— START —

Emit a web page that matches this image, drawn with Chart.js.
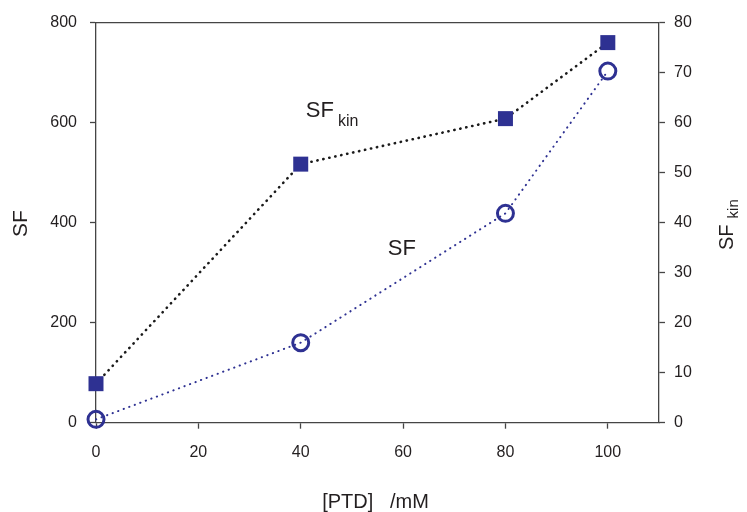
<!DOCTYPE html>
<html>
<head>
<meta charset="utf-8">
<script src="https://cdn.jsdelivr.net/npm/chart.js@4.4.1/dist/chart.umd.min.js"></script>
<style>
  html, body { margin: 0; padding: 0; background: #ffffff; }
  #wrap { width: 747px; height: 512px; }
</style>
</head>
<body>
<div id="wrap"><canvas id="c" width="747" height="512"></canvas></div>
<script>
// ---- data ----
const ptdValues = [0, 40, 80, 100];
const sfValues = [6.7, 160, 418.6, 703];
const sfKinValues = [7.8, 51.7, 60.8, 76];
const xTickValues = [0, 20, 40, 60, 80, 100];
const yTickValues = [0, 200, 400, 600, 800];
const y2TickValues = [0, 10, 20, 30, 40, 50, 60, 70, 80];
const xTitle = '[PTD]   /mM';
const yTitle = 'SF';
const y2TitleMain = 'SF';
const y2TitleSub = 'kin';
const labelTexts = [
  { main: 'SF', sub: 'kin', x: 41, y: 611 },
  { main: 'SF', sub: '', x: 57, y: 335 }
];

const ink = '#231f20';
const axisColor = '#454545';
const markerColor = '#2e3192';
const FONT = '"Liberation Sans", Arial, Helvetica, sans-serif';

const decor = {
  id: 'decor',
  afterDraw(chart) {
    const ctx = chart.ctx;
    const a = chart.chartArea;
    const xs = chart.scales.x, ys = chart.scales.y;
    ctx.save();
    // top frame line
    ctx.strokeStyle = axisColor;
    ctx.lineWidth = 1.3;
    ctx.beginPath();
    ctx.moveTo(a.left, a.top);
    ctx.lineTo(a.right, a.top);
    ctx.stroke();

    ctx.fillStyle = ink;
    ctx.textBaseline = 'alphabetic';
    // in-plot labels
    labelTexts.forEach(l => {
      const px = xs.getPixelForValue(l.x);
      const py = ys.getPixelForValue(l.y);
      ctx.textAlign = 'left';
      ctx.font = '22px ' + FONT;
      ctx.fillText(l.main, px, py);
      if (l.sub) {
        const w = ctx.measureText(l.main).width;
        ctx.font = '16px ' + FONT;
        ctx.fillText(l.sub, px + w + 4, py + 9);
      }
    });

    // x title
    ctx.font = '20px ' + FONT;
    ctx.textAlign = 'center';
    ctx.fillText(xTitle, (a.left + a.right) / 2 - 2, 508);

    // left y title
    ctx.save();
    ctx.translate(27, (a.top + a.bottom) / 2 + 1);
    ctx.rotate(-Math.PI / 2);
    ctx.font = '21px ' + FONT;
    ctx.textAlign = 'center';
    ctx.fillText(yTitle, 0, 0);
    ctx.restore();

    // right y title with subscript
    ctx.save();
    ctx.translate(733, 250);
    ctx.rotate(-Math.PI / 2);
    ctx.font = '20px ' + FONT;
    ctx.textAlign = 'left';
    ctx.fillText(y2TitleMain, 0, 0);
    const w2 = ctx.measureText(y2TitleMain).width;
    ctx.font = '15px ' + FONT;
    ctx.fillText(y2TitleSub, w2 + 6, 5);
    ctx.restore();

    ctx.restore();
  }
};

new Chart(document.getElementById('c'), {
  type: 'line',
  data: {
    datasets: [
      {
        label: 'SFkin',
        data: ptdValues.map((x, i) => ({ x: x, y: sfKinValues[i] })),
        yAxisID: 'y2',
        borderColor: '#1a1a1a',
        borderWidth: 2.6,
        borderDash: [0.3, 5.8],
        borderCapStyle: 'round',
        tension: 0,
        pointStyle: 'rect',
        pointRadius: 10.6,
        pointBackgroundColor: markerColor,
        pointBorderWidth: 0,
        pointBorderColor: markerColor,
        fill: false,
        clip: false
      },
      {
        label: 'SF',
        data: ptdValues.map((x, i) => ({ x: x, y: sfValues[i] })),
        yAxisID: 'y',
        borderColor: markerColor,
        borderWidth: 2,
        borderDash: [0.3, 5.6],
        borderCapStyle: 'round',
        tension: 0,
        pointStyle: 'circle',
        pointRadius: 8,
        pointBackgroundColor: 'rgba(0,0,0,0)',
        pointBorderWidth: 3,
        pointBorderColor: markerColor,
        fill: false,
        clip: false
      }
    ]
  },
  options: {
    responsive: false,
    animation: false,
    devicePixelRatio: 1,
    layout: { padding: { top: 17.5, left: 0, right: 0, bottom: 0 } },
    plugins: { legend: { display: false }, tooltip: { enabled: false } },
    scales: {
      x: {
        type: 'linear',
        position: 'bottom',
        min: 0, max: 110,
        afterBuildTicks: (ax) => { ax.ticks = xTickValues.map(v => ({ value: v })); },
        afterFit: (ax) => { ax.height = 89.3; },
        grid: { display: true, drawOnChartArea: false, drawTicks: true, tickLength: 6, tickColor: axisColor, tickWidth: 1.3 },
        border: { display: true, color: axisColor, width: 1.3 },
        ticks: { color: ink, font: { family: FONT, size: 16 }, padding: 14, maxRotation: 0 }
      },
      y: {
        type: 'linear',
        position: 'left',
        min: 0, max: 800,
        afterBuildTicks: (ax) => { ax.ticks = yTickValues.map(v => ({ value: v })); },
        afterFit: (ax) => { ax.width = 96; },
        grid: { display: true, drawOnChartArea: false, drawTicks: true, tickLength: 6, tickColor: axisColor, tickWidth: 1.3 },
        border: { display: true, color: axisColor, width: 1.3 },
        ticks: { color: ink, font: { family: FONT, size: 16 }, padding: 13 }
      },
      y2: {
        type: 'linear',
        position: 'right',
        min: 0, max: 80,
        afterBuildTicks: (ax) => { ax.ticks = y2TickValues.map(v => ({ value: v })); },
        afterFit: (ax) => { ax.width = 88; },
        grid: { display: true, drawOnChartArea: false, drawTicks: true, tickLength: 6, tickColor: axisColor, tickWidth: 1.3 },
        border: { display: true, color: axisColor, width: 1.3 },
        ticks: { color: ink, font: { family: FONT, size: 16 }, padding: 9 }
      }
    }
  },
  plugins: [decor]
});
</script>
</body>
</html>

— END —

Give the material again exactly as it is, but keep the pictures out.

Emit a web page that matches this image, drawn with Chart.js.
<!DOCTYPE html>
<html>
<head>
<meta charset="utf-8">
<script src="https://cdn.jsdelivr.net/npm/chart.js@4.4.1/dist/chart.umd.min.js"></script>
<style>
  html, body { margin: 0; padding: 0; background: #ffffff; }
  #wrap { width: 747px; height: 512px; }
</style>
</head>
<body>
<div id="wrap"><canvas id="c" width="747" height="512"></canvas></div>
<script>
// ---- data ----
const ptdValues = [0, 40, 80, 100];
const sfValues = [6.7, 160, 418.6, 703];
const sfKinValues = [7.8, 51.7, 60.8, 76];
const xTickValues = [0, 20, 40, 60, 80, 100];
const yTickValues = [0, 200, 400, 600, 800];
const y2TickValues = [0, 10, 20, 30, 40, 50, 60, 70, 80];
const xTitle = '[PTD]   /mM';
const yTitle = 'SF';
const y2TitleMain = 'SF';
const y2TitleSub = 'kin';
const labelTexts = [
  { main: 'SF', sub: 'kin', x: 41, y: 611 },
  { main: 'SF', sub: '', x: 57, y: 335 }
];

const ink = '#231f20';
const axisColor = '#454545';
const markerColor = '#2e3192';
const FONT = '"Liberation Sans", Arial, Helvetica, sans-serif';

const decor = {
  id: 'decor',
  afterDraw(chart) {
    const ctx = chart.ctx;
    const a = chart.chartArea;
    const xs = chart.scales.x, ys = chart.scales.y;
    ctx.save();
    // top frame line
    ctx.strokeStyle = axisColor;
    ctx.lineWidth = 1.3;
    ctx.beginPath();
    ctx.moveTo(a.left, a.top);
    ctx.lineTo(a.right, a.top);
    ctx.stroke();

    ctx.fillStyle = ink;
    ctx.textBaseline = 'alphabetic';
    // in-plot labels
    labelTexts.forEach(l => {
      const px = xs.getPixelForValue(l.x);
      const py = ys.getPixelForValue(l.y);
      ctx.textAlign = 'left';
      ctx.font = '22px ' + FONT;
      ctx.fillText(l.main, px, py);
      if (l.sub) {
        const w = ctx.measureText(l.main).width;
        ctx.font = '16px ' + FONT;
        ctx.fillText(l.sub, px + w + 4, py + 9);
      }
    });

    // x title
    ctx.font = '20px ' + FONT;
    ctx.textAlign = 'center';
    ctx.fillText(xTitle, (a.left + a.right) / 2 - 2, 508);

    // left y title
    ctx.save();
    ctx.translate(27, (a.top + a.bottom) / 2 + 1);
    ctx.rotate(-Math.PI / 2);
    ctx.font = '21px ' + FONT;
    ctx.textAlign = 'center';
    ctx.fillText(yTitle, 0, 0);
    ctx.restore();

    // right y title with subscript
    ctx.save();
    ctx.translate(733, 250);
    ctx.rotate(-Math.PI / 2);
    ctx.font = '20px ' + FONT;
    ctx.textAlign = 'left';
    ctx.fillText(y2TitleMain, 0, 0);
    const w2 = ctx.measureText(y2TitleMain).width;
    ctx.font = '15px ' + FONT;
    ctx.fillText(y2TitleSub, w2 + 6, 5);
    ctx.restore();

    ctx.restore();
  }
};

new Chart(document.getElementById('c'), {
  type: 'line',
  data: {
    datasets: [
      {
        label: 'SFkin',
        data: ptdValues.map((x, i) => ({ x: x, y: sfKinValues[i] })),
        yAxisID: 'y2',
        borderColor: '#1a1a1a',
        borderWidth: 2.6,
        borderDash: [0.3, 5.8],
        borderCapStyle: 'round',
        tension: 0,
        pointStyle: 'rect',
        pointRadius: 10.6,
        pointBackgroundColor: markerColor,
        pointBorderWidth: 0,
        pointBorderColor: markerColor,
        fill: false,
        clip: false
      },
      {
        label: 'SF',
        data: ptdValues.map((x, i) => ({ x: x, y: sfValues[i] })),
        yAxisID: 'y',
        borderColor: markerColor,
        borderWidth: 2,
        borderDash: [0.3, 5.6],
        borderCapStyle: 'round',
        tension: 0,
        pointStyle: 'circle',
        pointRadius: 8,
        pointBackgroundColor: 'rgba(0,0,0,0)',
        pointBorderWidth: 3,
        pointBorderColor: markerColor,
        fill: false,
        clip: false
      }
    ]
  },
  options: {
    responsive: false,
    animation: false,
    devicePixelRatio: 1,
    layout: { padding: { top: 17.5, left: 0, right: 0, bottom: 0 } },
    plugins: { legend: { display: false }, tooltip: { enabled: false } },
    scales: {
      x: {
        type: 'linear',
        position: 'bottom',
        min: 0, max: 110,
        afterBuildTicks: (ax) => { ax.ticks = xTickValues.map(v => ({ value: v })); },
        afterFit: (ax) => { ax.height = 89.3; },
        grid: { display: true, drawOnChartArea: false, drawTicks: true, tickLength: 6, tickColor: axisColor, tickWidth: 1.3 },
        border: { display: true, color: axisColor, width: 1.3 },
        ticks: { color: ink, font: { family: FONT, size: 16 }, padding: 14, maxRotation: 0 }
      },
      y: {
        type: 'linear',
        position: 'left',
        min: 0, max: 800,
        afterBuildTicks: (ax) => { ax.ticks = yTickValues.map(v => ({ value: v })); },
        afterFit: (ax) => { ax.width = 96; },
        grid: { display: true, drawOnChartArea: false, drawTicks: true, tickLength: 6, tickColor: axisColor, tickWidth: 1.3 },
        border: { display: true, color: axisColor, width: 1.3 },
        ticks: { color: ink, font: { family: FONT, size: 16 }, padding: 13 }
      },
      y2: {
        type: 'linear',
        position: 'right',
        min: 0, max: 80,
        afterBuildTicks: (ax) => { ax.ticks = y2TickValues.map(v => ({ value: v })); },
        afterFit: (ax) => { ax.width = 88; },
        grid: { display: true, drawOnChartArea: false, drawTicks: true, tickLength: 6, tickColor: axisColor, tickWidth: 1.3 },
        border: { display: true, color: axisColor, width: 1.3 },
        ticks: { color: ink, font: { family: FONT, size: 16 }, padding: 9 }
      }
    }
  },
  plugins: [decor]
});
</script>
</body>
</html>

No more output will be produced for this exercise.